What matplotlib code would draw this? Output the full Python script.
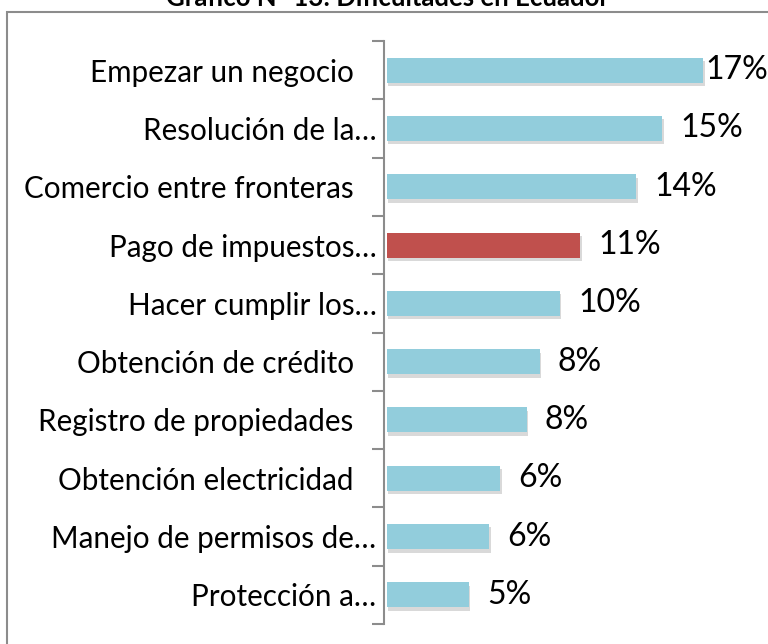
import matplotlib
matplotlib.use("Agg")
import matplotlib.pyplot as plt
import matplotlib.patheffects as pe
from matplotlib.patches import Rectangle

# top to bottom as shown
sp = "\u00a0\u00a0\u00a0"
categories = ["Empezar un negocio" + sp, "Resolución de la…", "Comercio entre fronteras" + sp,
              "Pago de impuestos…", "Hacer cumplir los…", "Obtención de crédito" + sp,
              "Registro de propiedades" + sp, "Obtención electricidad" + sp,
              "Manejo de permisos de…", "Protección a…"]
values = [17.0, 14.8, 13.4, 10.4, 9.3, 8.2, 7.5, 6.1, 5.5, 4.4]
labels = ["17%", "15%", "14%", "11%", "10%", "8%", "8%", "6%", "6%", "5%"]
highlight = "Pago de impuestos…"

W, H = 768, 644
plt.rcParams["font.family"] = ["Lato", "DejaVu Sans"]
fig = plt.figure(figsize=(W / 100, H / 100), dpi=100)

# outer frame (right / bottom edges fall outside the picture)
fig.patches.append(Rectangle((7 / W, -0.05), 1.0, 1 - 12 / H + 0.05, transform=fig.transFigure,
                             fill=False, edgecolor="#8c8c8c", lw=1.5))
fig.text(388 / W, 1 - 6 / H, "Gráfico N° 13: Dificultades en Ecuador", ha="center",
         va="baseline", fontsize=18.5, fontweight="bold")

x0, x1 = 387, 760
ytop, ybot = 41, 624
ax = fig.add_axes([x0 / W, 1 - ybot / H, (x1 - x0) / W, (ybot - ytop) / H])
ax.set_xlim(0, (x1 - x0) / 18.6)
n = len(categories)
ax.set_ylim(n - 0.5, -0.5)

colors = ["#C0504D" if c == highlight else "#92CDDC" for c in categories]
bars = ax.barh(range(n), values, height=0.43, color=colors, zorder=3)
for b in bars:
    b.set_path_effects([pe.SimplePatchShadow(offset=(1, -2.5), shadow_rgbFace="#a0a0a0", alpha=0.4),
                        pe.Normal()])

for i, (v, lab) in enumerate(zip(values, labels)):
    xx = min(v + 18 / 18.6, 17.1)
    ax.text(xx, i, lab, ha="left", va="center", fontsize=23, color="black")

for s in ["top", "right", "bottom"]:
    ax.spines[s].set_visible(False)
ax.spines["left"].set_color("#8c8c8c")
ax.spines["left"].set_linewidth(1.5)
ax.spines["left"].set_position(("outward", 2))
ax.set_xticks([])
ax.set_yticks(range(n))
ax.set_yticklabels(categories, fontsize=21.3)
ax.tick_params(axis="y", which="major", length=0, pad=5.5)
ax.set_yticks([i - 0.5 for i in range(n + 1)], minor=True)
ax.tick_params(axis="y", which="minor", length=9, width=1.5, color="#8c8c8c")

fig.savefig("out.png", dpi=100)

:::::

Copy the whole of the material above exactly, but not its images.

What matplotlib code would draw this? Output the full Python script.
import matplotlib
matplotlib.use("Agg")
import matplotlib.pyplot as plt
import matplotlib.patheffects as pe
from matplotlib.patches import Rectangle

# top to bottom as shown
sp = "\u00a0\u00a0\u00a0"
categories = ["Empezar un negocio" + sp, "Resolución de la…", "Comercio entre fronteras" + sp,
              "Pago de impuestos…", "Hacer cumplir los…", "Obtención de crédito" + sp,
              "Registro de propiedades" + sp, "Obtención electricidad" + sp,
              "Manejo de permisos de…", "Protección a…"]
values = [17.0, 14.8, 13.4, 10.4, 9.3, 8.2, 7.5, 6.1, 5.5, 4.4]
labels = ["17%", "15%", "14%", "11%", "10%", "8%", "8%", "6%", "6%", "5%"]
highlight = "Pago de impuestos…"

W, H = 768, 644
plt.rcParams["font.family"] = ["Lato", "DejaVu Sans"]
fig = plt.figure(figsize=(W / 100, H / 100), dpi=100)

# outer frame (right / bottom edges fall outside the picture)
fig.patches.append(Rectangle((7 / W, -0.05), 1.0, 1 - 12 / H + 0.05, transform=fig.transFigure,
                             fill=False, edgecolor="#8c8c8c", lw=1.5))
fig.text(388 / W, 1 - 6 / H, "Gráfico N° 13: Dificultades en Ecuador", ha="center",
         va="baseline", fontsize=18.5, fontweight="bold")

x0, x1 = 387, 760
ytop, ybot = 41, 624
ax = fig.add_axes([x0 / W, 1 - ybot / H, (x1 - x0) / W, (ybot - ytop) / H])
ax.set_xlim(0, (x1 - x0) / 18.6)
n = len(categories)
ax.set_ylim(n - 0.5, -0.5)

colors = ["#C0504D" if c == highlight else "#92CDDC" for c in categories]
bars = ax.barh(range(n), values, height=0.43, color=colors, zorder=3)
for b in bars:
    b.set_path_effects([pe.SimplePatchShadow(offset=(1, -2.5), shadow_rgbFace="#a0a0a0", alpha=0.4),
                        pe.Normal()])

for i, (v, lab) in enumerate(zip(values, labels)):
    xx = min(v + 18 / 18.6, 17.1)
    ax.text(xx, i, lab, ha="left", va="center", fontsize=23, color="black")

for s in ["top", "right", "bottom"]:
    ax.spines[s].set_visible(False)
ax.spines["left"].set_color("#8c8c8c")
ax.spines["left"].set_linewidth(1.5)
ax.spines["left"].set_position(("outward", 2))
ax.set_xticks([])
ax.set_yticks(range(n))
ax.set_yticklabels(categories, fontsize=21.3)
ax.tick_params(axis="y", which="major", length=0, pad=5.5)
ax.set_yticks([i - 0.5 for i in range(n + 1)], minor=True)
ax.tick_params(axis="y", which="minor", length=9, width=1.5, color="#8c8c8c")

fig.savefig("out.png", dpi=100)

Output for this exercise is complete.